:: RECORDED DATA ::

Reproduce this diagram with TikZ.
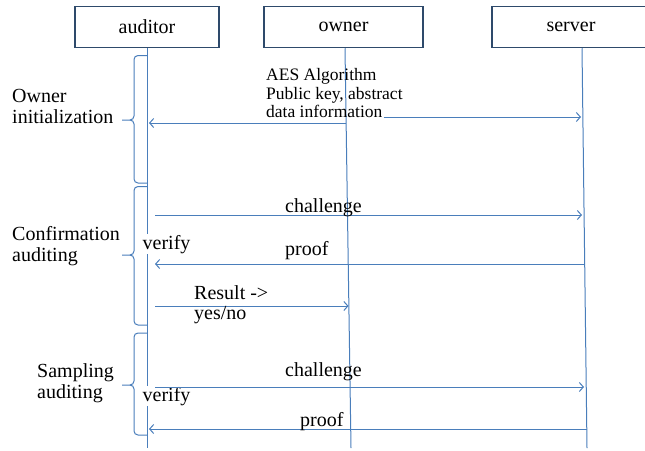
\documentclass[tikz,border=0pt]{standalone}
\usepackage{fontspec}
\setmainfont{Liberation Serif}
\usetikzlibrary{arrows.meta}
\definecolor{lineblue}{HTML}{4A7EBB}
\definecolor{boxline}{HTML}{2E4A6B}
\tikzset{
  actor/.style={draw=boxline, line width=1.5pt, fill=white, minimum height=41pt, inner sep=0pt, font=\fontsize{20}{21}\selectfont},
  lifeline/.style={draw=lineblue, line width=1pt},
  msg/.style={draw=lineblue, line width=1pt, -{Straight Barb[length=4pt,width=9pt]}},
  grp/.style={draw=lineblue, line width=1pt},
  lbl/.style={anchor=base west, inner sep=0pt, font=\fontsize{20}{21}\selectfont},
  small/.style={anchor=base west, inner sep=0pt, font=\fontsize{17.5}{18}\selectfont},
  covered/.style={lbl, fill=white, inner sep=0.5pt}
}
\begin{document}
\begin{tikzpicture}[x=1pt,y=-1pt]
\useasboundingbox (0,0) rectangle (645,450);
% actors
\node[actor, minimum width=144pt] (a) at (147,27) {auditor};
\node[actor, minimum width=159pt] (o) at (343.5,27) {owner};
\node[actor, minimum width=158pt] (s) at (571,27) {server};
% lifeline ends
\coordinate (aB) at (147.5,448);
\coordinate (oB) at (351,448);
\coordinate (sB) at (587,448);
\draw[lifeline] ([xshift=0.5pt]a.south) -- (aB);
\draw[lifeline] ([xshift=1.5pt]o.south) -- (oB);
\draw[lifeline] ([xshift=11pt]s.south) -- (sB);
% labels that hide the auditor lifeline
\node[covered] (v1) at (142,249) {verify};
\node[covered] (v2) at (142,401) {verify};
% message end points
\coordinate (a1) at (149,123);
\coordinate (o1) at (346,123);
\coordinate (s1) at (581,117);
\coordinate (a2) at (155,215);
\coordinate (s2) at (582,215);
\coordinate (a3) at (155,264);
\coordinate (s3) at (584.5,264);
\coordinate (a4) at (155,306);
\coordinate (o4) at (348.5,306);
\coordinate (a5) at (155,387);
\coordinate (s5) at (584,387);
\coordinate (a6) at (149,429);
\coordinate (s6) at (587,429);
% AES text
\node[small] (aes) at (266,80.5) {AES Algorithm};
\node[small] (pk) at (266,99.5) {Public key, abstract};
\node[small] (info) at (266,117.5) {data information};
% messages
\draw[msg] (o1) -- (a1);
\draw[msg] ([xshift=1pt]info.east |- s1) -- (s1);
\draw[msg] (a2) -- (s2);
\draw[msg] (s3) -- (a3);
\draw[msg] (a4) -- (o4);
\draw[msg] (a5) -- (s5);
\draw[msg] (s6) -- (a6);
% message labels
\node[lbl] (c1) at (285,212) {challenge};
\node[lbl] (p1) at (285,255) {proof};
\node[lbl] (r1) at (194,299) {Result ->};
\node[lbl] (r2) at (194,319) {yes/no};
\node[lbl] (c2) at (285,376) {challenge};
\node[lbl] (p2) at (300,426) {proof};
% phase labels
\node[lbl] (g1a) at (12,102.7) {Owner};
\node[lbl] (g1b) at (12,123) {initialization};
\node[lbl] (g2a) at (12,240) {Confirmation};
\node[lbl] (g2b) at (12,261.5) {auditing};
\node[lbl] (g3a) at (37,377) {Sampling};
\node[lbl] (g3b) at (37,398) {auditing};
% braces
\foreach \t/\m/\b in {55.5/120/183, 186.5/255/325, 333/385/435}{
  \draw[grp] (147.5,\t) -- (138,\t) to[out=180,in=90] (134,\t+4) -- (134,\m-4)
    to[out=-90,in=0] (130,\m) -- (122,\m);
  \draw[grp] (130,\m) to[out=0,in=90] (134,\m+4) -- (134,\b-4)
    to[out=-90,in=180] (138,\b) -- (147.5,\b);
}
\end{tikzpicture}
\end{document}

:::

- **WRITTEN TASK**
Do not copy the pictures, but repeat every line exactly.

- **ANSWER TO THIS TASK**
Reproduce this diagram with TikZ.
\documentclass[tikz,border=0pt]{standalone}
\usepackage{fontspec}
\setmainfont{Liberation Serif}
\usetikzlibrary{arrows.meta}
\definecolor{lineblue}{HTML}{4A7EBB}
\definecolor{boxline}{HTML}{2E4A6B}
\tikzset{
  actor/.style={draw=boxline, line width=1.5pt, fill=white, minimum height=41pt, inner sep=0pt, font=\fontsize{20}{21}\selectfont},
  lifeline/.style={draw=lineblue, line width=1pt},
  msg/.style={draw=lineblue, line width=1pt, -{Straight Barb[length=4pt,width=9pt]}},
  grp/.style={draw=lineblue, line width=1pt},
  lbl/.style={anchor=base west, inner sep=0pt, font=\fontsize{20}{21}\selectfont},
  small/.style={anchor=base west, inner sep=0pt, font=\fontsize{17.5}{18}\selectfont},
  covered/.style={lbl, fill=white, inner sep=0.5pt}
}
\begin{document}
\begin{tikzpicture}[x=1pt,y=-1pt]
\useasboundingbox (0,0) rectangle (645,450);
% actors
\node[actor, minimum width=144pt] (a) at (147,27) {auditor};
\node[actor, minimum width=159pt] (o) at (343.5,27) {owner};
\node[actor, minimum width=158pt] (s) at (571,27) {server};
% lifeline ends
\coordinate (aB) at (147.5,448);
\coordinate (oB) at (351,448);
\coordinate (sB) at (587,448);
\draw[lifeline] ([xshift=0.5pt]a.south) -- (aB);
\draw[lifeline] ([xshift=1.5pt]o.south) -- (oB);
\draw[lifeline] ([xshift=11pt]s.south) -- (sB);
% labels that hide the auditor lifeline
\node[covered] (v1) at (142,249) {verify};
\node[covered] (v2) at (142,401) {verify};
% message end points
\coordinate (a1) at (149,123);
\coordinate (o1) at (346,123);
\coordinate (s1) at (581,117);
\coordinate (a2) at (155,215);
\coordinate (s2) at (582,215);
\coordinate (a3) at (155,264);
\coordinate (s3) at (584.5,264);
\coordinate (a4) at (155,306);
\coordinate (o4) at (348.5,306);
\coordinate (a5) at (155,387);
\coordinate (s5) at (584,387);
\coordinate (a6) at (149,429);
\coordinate (s6) at (587,429);
% AES text
\node[small] (aes) at (266,80.5) {AES Algorithm};
\node[small] (pk) at (266,99.5) {Public key, abstract};
\node[small] (info) at (266,117.5) {data information};
% messages
\draw[msg] (o1) -- (a1);
\draw[msg] ([xshift=1pt]info.east |- s1) -- (s1);
\draw[msg] (a2) -- (s2);
\draw[msg] (s3) -- (a3);
\draw[msg] (a4) -- (o4);
\draw[msg] (a5) -- (s5);
\draw[msg] (s6) -- (a6);
% message labels
\node[lbl] (c1) at (285,212) {challenge};
\node[lbl] (p1) at (285,255) {proof};
\node[lbl] (r1) at (194,299) {Result ->};
\node[lbl] (r2) at (194,319) {yes/no};
\node[lbl] (c2) at (285,376) {challenge};
\node[lbl] (p2) at (300,426) {proof};
% phase labels
\node[lbl] (g1a) at (12,102.7) {Owner};
\node[lbl] (g1b) at (12,123) {initialization};
\node[lbl] (g2a) at (12,240) {Confirmation};
\node[lbl] (g2b) at (12,261.5) {auditing};
\node[lbl] (g3a) at (37,377) {Sampling};
\node[lbl] (g3b) at (37,398) {auditing};
% braces
\foreach \t/\m/\b in {55.5/120/183, 186.5/255/325, 333/385/435}{
  \draw[grp] (147.5,\t) -- (138,\t) to[out=180,in=90] (134,\t+4) -- (134,\m-4)
    to[out=-90,in=0] (130,\m) -- (122,\m);
  \draw[grp] (130,\m) to[out=0,in=90] (134,\m+4) -- (134,\b-4)
    to[out=-90,in=180] (138,\b) -- (147.5,\b);
}
\end{tikzpicture}
\end{document}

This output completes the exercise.